**Records for this exercise**.
════

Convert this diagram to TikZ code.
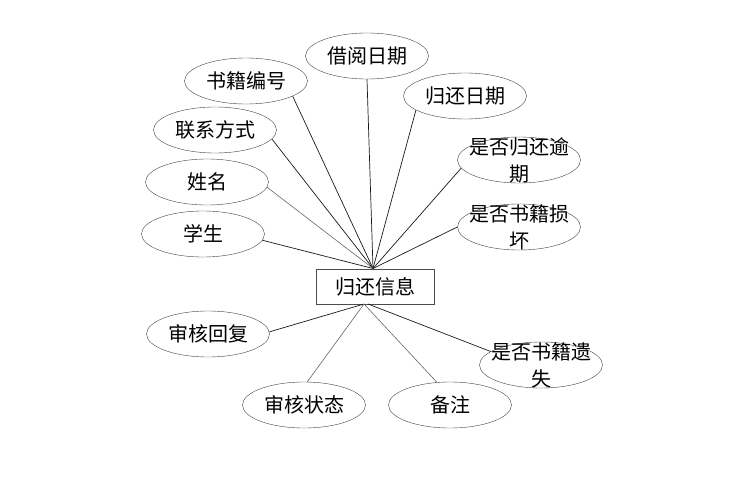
\documentclass[tikz,border=0pt]{standalone}
\usepackage{fontspec}
\newfontfamily\cjk{Noto Sans CJK SC}
\usetikzlibrary{shapes.geometric,calc}

\begin{document}
\begin{tikzpicture}[x=1pt,y=-1pt,font=\cjk\fontsize{20}{27}\selectfont,
  attr/.style={draw=black!75,ellipse,minimum width=123pt,minimum height=46pt,inner sep=0pt},
  twoline/.style={label={[align=center,inner sep=0pt]center:#1}},
  entity/.style={draw=black!70,rectangle,minimum width=118pt,minimum height=35pt,inner sep=0pt},
  link/.style={black!90,line width=0.7pt},
  faint/.style={black!60,line width=0.6pt}]

  % -- FRAME ---------------------------------------------------------
  \useasboundingbox (0,0) rectangle (747,479);

  % -- ENTITY --------------------------------------------------------
  \node[entity] (info) at (375,286.5) {归还信息};
  \coordinate (top) at (373,268.5);   % upper meeting point
  \coordinate (bot) at (364,304);     % lower meeting point
  \coordinate (bot2) at (368,304);

  % -- ATTRIBUTES (upper fan) ----------------------------------------
  \node[attr] (borrow) at (367,56)  {借阅日期};
  \node[attr] (bookno) at (246,81)  {书籍编号};
  \node[attr] (retdate) at (465,96) {归还日期};
  \node[attr] (contact) at (215,130) {联系方式};
  \node[attr,twoline={是否归还逾\\期}] (overdue) at (519,160) {};
  \node[attr] (name) at (207,182) {姓名};
  \node[attr,twoline={是否书籍损\\坏}] (damaged) at (519,227) {};
  \node[attr] (student) at (203,234) {学生};

  % -- ATTRIBUTES (lower fan) ----------------------------------------
  \node[attr] (reply) at (208,334) {审核回复};
  \node[attr,twoline={是否书籍遗\\失}] (lost) at (541,365) {};
  \node[attr] (status) at (304,405) {审核状态};
  \node[attr] (note) at (450,405) {备注};

  % -- LINKS ---------------------------------------------------------
  \foreach \a/\ang in {borrow/-90,bookno/-18,retdate/-164,contact/-9,
                       overdue/-172,damaged/180,student/-6}
    \draw[link] (\a.\ang) -- (top);
  \draw[faint] (name.-5) -- (top);

  \draw[link] (reply.2) -- (bot);
  \draw[faint] (status.82) -- (bot);
  \draw[faint] (note.120) -- (bot);
  \draw[link] (lost.165) -- (bot2);

\end{tikzpicture}
\end{document}
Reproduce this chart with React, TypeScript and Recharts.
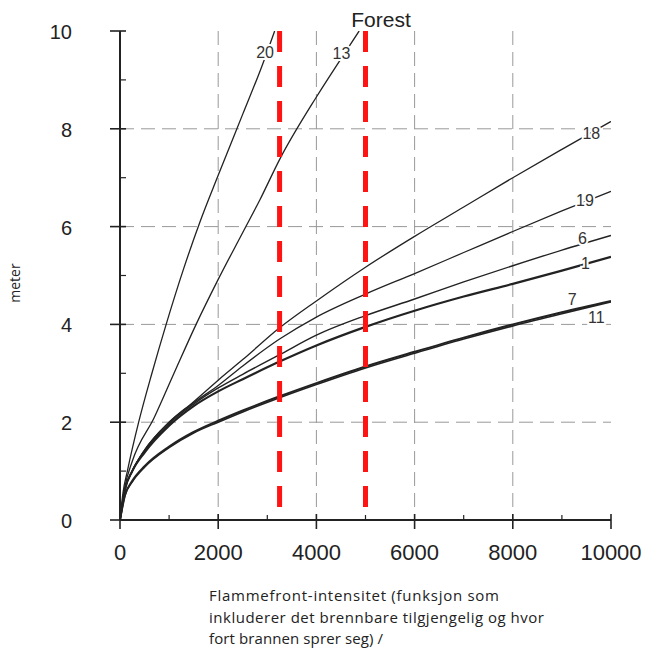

════

**Problem statement**.
Copy, word for word, the entries above from the first line to the line that holds "(0,0) rectangle (747,479);". Drop the pictures.

**Final result**.
Convert this diagram to TikZ code.
\documentclass[tikz,border=0pt]{standalone}
\usepackage{fontspec}
\newfontfamily\cjk{Noto Sans CJK SC}
\usetikzlibrary{shapes.geometric,calc}

\begin{document}
\begin{tikzpicture}[x=1pt,y=-1pt,font=\cjk\fontsize{20}{27}\selectfont,
  attr/.style={draw=black!75,ellipse,minimum width=123pt,minimum height=46pt,inner sep=0pt},
  twoline/.style={label={[align=center,inner sep=0pt]center:#1}},
  entity/.style={draw=black!70,rectangle,minimum width=118pt,minimum height=35pt,inner sep=0pt},
  link/.style={black!90,line width=0.7pt},
  faint/.style={black!60,line width=0.6pt}]

  % -- FRAME ---------------------------------------------------------
  \useasboundingbox (0,0) rectangle (747,479);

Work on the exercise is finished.